Because we did not exactly grow up as brother and sister conventionally do, we have many conversations that I’m not sure normal siblings have. We talk of love, and sex, and dreams. He told me of the one woman he truly loved, a 350 lb. black woman who he had worked with and gone to movies with who had been 15 years his senior. I told him of my deep desire to have children, and of how we should start a band, because he plays drums and I piano, and we both adore music.

When I was with my ex-husband, he could not understand why I visited my brother so often. “He doesn’t have a job” and “He lives off of disability” were his repeated statements. I tried to explain to him that a job (or lack thereof) does not make a person who they are, unless they intend it to be that way. While I do not necessarily carry a deep devotion to family, I see my brother as my brother, whether he has a job or smokes alotta weed or is depressed more than the average person.

About 9 months ago, my brother told me he met a girl, and I was ecstatic for him.

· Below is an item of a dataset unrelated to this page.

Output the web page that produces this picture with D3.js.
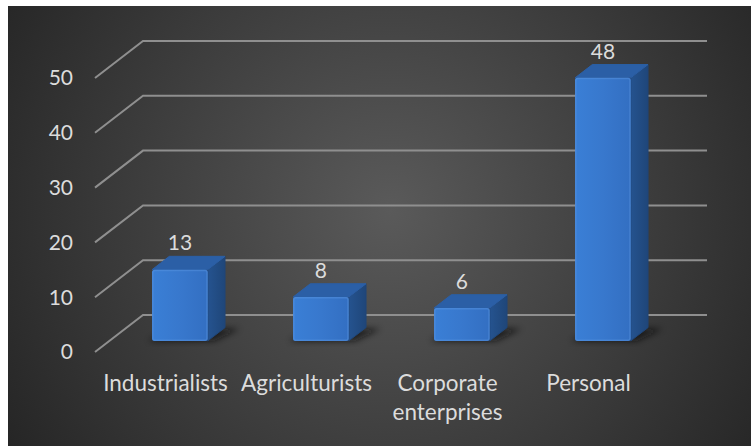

It did not take me long, however, to realize from what he told me that this bitch was a crazy useless ‘ho, who perhaps unintentionally was preying on my brother’s sensitivity. I could not hide my dislike for her when he introduced her to me- after I left she was quick to ask my brother if I hated her.

I’ve not had a lot of time to go visit my brother in the last months, but we’ve talked on the phone enough for me to know he’s had a tough time letting go of this insane chic, but when I talked to him yesterday, he calmly told me he has come to a conclusion: He is convinced that I am the woman in his life.

His statement is not to be thought of in disgusting incestual terms, for he means it not in that way at all. All he meant is that I am the one woman who has always been there for  him, and never let him down, and never expected anything from him except for him to be himself. The more I thought about it, the more I realized that he has been that to me as well. He always is happy to see me, and expects naught from me except my sisterly love.

Incidentally, I’ve been together with my Rockstar for 3 years, and he has yet to meet my brother, “the man in my life.” Don’t ask me why, because I know not the reason.